Quote each line of the material verbatim, without the pictures.

[Begin]

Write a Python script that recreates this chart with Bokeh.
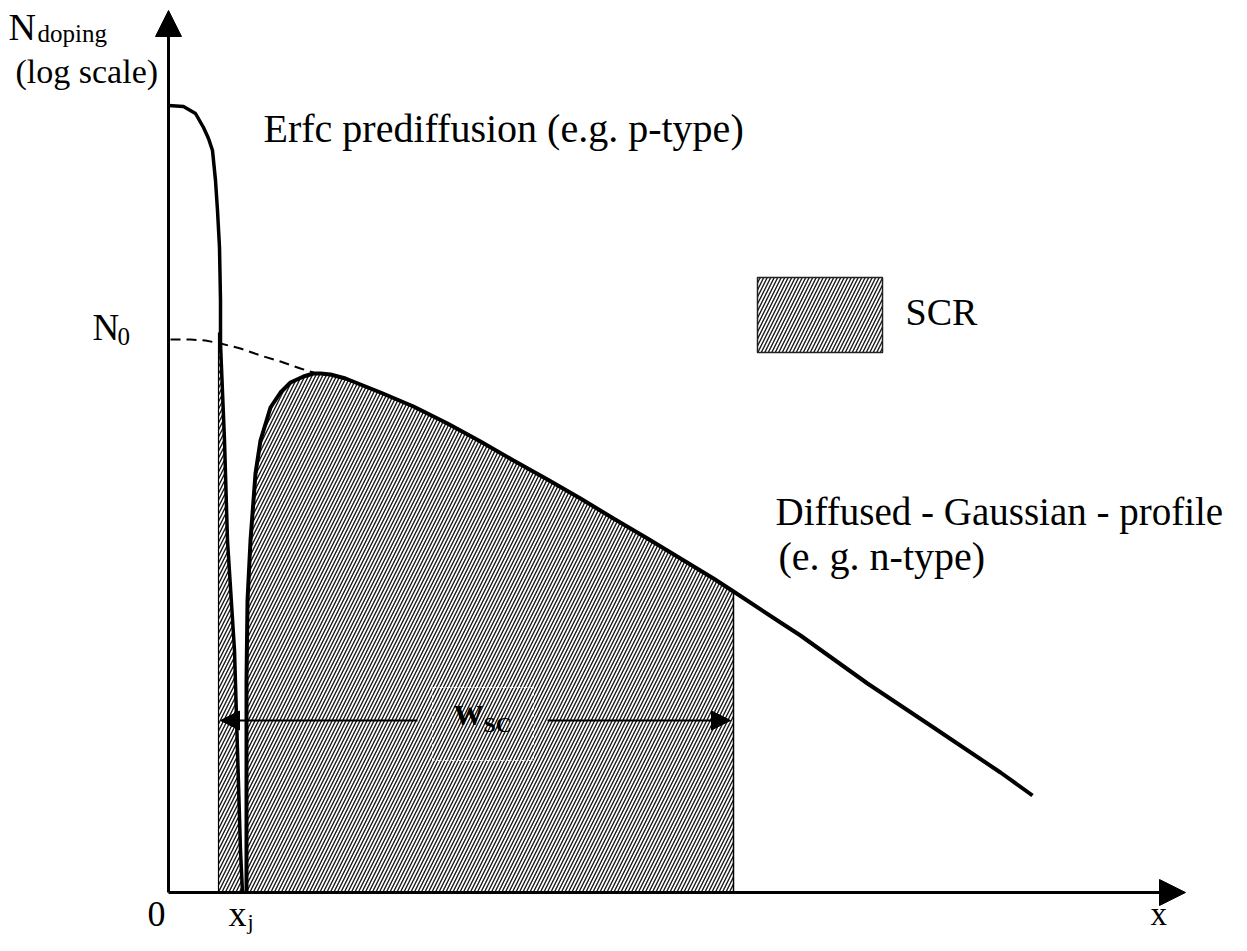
from bokeh.plotting import figure
from bokeh.models import Range1d, Arrow, NormalHead
from bokeh.core.properties import value
from bokeh.embed import file_html
from bokeh.resources import INLINE

# ---- data (depth x, log-doping y; arbitrary units) ----
erfc_x = [0, 15, 27, 35, 40, 44, 45, 46, 47, 49, 51, 52, 52, 56, 59, 66, 69, 72, 74]
erfc_y = [787, 786, 779, 765, 754, 742, 732, 722, 712, 682, 645, 592, 549, 452, 352, 242, 142, 42, 0]

gauss_x = [78, 78, 78, 79, 82, 87, 92, 102, 112, 122, 135, 145, 152, 162, 177, 212, 245,
           279, 312, 345, 379, 412, 445, 479, 512, 545, 565, 612, 632, 699, 765, 832, 864]
gauss_y = [0, 112, 212, 292, 352, 419, 452, 485, 500, 510, 516, 519, 519, 518, 514, 500, 486,
           469, 451, 432, 413, 394, 374, 354, 334, 314, 301, 270, 257, 209, 165, 120, 97]

surf_x = [2, 22, 37, 52, 72, 92, 112, 132, 145]        # dashed: Gaussian near the surface
surf_y = [553, 553, 552, 549, 544, 537, 531, 524, 520]

scr_left = 50       # left edge of space-charge region
scr_right = 565     # right edge of space-charge region
x_axis_end = 1017
y_axis_end = 882

FONT = value("Liberation Serif")

p = figure(width=1231, height=935, output_backend="svg", toolbar_location=None,
           x_range=Range1d(-168, 1063), y_range=Range1d(-43, 892),
           min_border=0, outline_line_color=None)
p.axis.visible = False
p.grid.visible = False
p.background_fill_color = "white"
p.border_fill_color = "white"

HATCH = dict(hatch_pattern="/", hatch_color="#1a1a1a", hatch_weight=1.4, hatch_scale=7,
             fill_color="white")

# main hatched SCR region under the Gaussian
mx = [gx for gx in gauss_x if gx <= scr_right]
my = gauss_y[:len(mx)]
main_x = mx + [scr_right, scr_right]
main_y = my + [gauss_y[len(mx) - 1], 0]
p.patch(main_x, main_y, line_color="black", line_width=1.5, **HATCH)

# thin hatched strip on the p-side
pts = [(ex, ey) for ex, ey in zip(erfc_x, erfc_y) if ex >= 52 and ey <= 560]
sx = [scr_left, scr_left] + [a for a, b in pts]
sy = [0, 560] + [b for a, b in pts]
p.patch(sx, sy, line_color="black", line_width=1.2, **HATCH)

# legend box
p.quad(left=[589], right=[714], bottom=[540], top=[615], line_color="#222", line_width=1.5, **HATCH)

# curves
p.line(erfc_x, erfc_y, line_color="black", line_width=3.5)
p.line(gauss_x, gauss_y, line_color="black", line_width=4)
p.line(surf_x, surf_y, line_color="black", line_width=2, line_dash="10 6")

# axes with arrows
p.add_layout(Arrow(x_start=0, y_start=0, x_end=0, y_end=y_axis_end, line_width=3,
                   end=NormalHead(size=26, fill_color="black", line_color="black")))
p.add_layout(Arrow(x_start=0, y_start=0, x_end=x_axis_end, y_end=0, line_width=3,
                   end=NormalHead(size=26, fill_color="black", line_color="black")))

# W_sc arrows and dashed label box
p.rect(x=[314.5], y=[168.5], width=101, height=73, fill_color=None,
       line_color="white", line_width=1, line_dash="4 3")
p.add_layout(Arrow(x_start=249, y_start=172, x_end=scr_left + 2, y_end=172, line_width=2,
                   end=NormalHead(size=19, fill_color="black", line_color="black")))
p.add_layout(Arrow(x_start=379, y_start=172, x_end=scr_right - 3, y_end=172, line_width=2,
                   end=NormalHead(size=19, fill_color="black", line_color="black")))

def txt(x, y, s, size, style="normal"):
    # y is the wanted baseline; shift to compensate the renderer's baseline offset
    yy = y + 0.36 * size
    p.text(x=[x], y=[yy], text=[s], text_font=FONT, text_font_size=f"{size}px",
           text_font_style=style, text_baseline="alphabetic", text_align="left",
           text_color="black")

txt(-160, 852, "N", 38)
txt(-131, 850, "doping", 25)
txt(-153, 809, "(log scale)", 34)
txt(95, 750, "Erfc prediffusion (e.g. p-type)", 40)
txt(737, 567, "SCR", 38)
txt(607, 367, "Diffused - Gaussian - profile", 39)
txt(610, 322, "(e. g. n-type)", 40)
txt(-76, 552, "N", 37)
txt(-51, 547, "0", 25)
txt(-21, -34, "0", 36)
txt(60, -34, "x", 36)
txt(79, -37, "j", 22)
txt(982, -33, "x", 33)
txt(285, 167, "W", 30, "bold")
txt(315, 160, "SC", 22, "bold")

open("out.html", "w").write(file_html(p, INLINE))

[End]

_Exercise solution_
Write a Python script that recreates this chart with Bokeh.
from bokeh.plotting import figure
from bokeh.models import Range1d, Arrow, NormalHead
from bokeh.core.properties import value
from bokeh.embed import file_html
from bokeh.resources import INLINE

# ---- data (depth x, log-doping y; arbitrary units) ----
erfc_x = [0, 15, 27, 35, 40, 44, 45, 46, 47, 49, 51, 52, 52, 56, 59, 66, 69, 72, 74]
erfc_y = [787, 786, 779, 765, 754, 742, 732, 722, 712, 682, 645, 592, 549, 452, 352, 242, 142, 42, 0]

gauss_x = [78, 78, 78, 79, 82, 87, 92, 102, 112, 122, 135, 145, 152, 162, 177, 212, 245,
           279, 312, 345, 379, 412, 445, 479, 512, 545, 565, 612, 632, 699, 765, 832, 864]
gauss_y = [0, 112, 212, 292, 352, 419, 452, 485, 500, 510, 516, 519, 519, 518, 514, 500, 486,
           469, 451, 432, 413, 394, 374, 354, 334, 314, 301, 270, 257, 209, 165, 120, 97]

surf_x = [2, 22, 37, 52, 72, 92, 112, 132, 145]        # dashed: Gaussian near the surface
surf_y = [553, 553, 552, 549, 544, 537, 531, 524, 520]

scr_left = 50       # left edge of space-charge region
scr_right = 565     # right edge of space-charge region
x_axis_end = 1017
y_axis_end = 882

FONT = value("Liberation Serif")

p = figure(width=1231, height=935, output_backend="svg", toolbar_location=None,
           x_range=Range1d(-168, 1063), y_range=Range1d(-43, 892),
           min_border=0, outline_line_color=None)
p.axis.visible = False
p.grid.visible = False
p.background_fill_color = "white"
p.border_fill_color = "white"

HATCH = dict(hatch_pattern="/", hatch_color="#1a1a1a", hatch_weight=1.4, hatch_scale=7,
             fill_color="white")

# main hatched SCR region under the Gaussian
mx = [gx for gx in gauss_x if gx <= scr_right]
my = gauss_y[:len(mx)]
main_x = mx + [scr_right, scr_right]
main_y = my + [gauss_y[len(mx) - 1], 0]
p.patch(main_x, main_y, line_color="black", line_width=1.5, **HATCH)

# thin hatched strip on the p-side
pts = [(ex, ey) for ex, ey in zip(erfc_x, erfc_y) if ex >= 52 and ey <= 560]
sx = [scr_left, scr_left] + [a for a, b in pts]
sy = [0, 560] + [b for a, b in pts]
p.patch(sx, sy, line_color="black", line_width=1.2, **HATCH)

# legend box
p.quad(left=[589], right=[714], bottom=[540], top=[615], line_color="#222", line_width=1.5, **HATCH)

# curves
p.line(erfc_x, erfc_y, line_color="black", line_width=3.5)
p.line(gauss_x, gauss_y, line_color="black", line_width=4)
p.line(surf_x, surf_y, line_color="black", line_width=2, line_dash="10 6")

# axes with arrows
p.add_layout(Arrow(x_start=0, y_start=0, x_end=0, y_end=y_axis_end, line_width=3,
                   end=NormalHead(size=26, fill_color="black", line_color="black")))
p.add_layout(Arrow(x_start=0, y_start=0, x_end=x_axis_end, y_end=0, line_width=3,
                   end=NormalHead(size=26, fill_color="black", line_color="black")))

# W_sc arrows and dashed label box
p.rect(x=[314.5], y=[168.5], width=101, height=73, fill_color=None,
       line_color="white", line_width=1, line_dash="4 3")
p.add_layout(Arrow(x_start=249, y_start=172, x_end=scr_left + 2, y_end=172, line_width=2,
                   end=NormalHead(size=19, fill_color="black", line_color="black")))
p.add_layout(Arrow(x_start=379, y_start=172, x_end=scr_right - 3, y_end=172, line_width=2,
                   end=NormalHead(size=19, fill_color="black", line_color="black")))

def txt(x, y, s, size, style="normal"):
    # y is the wanted baseline; shift to compensate the renderer's baseline offset
    yy = y + 0.36 * size
    p.text(x=[x], y=[yy], text=[s], text_font=FONT, text_font_size=f"{size}px",
           text_font_style=style, text_baseline="alphabetic", text_align="left",
           text_color="black")

txt(-160, 852, "N", 38)
txt(-131, 850, "doping", 25)
txt(-153, 809, "(log scale)", 34)
txt(95, 750, "Erfc prediffusion (e.g. p-type)", 40)
txt(737, 567, "SCR", 38)
txt(607, 367, "Diffused - Gaussian - profile", 39)
txt(610, 322, "(e. g. n-type)", 40)
txt(-76, 552, "N", 37)
txt(-51, 547, "0", 25)
txt(-21, -34, "0", 36)
txt(60, -34, "x", 36)
txt(79, -37, "j", 22)
txt(982, -33, "x", 33)
txt(285, 167, "W", 30, "bold")
txt(315, 160, "SC", 22, "bold")

open("out.html", "w").write(file_html(p, INLINE))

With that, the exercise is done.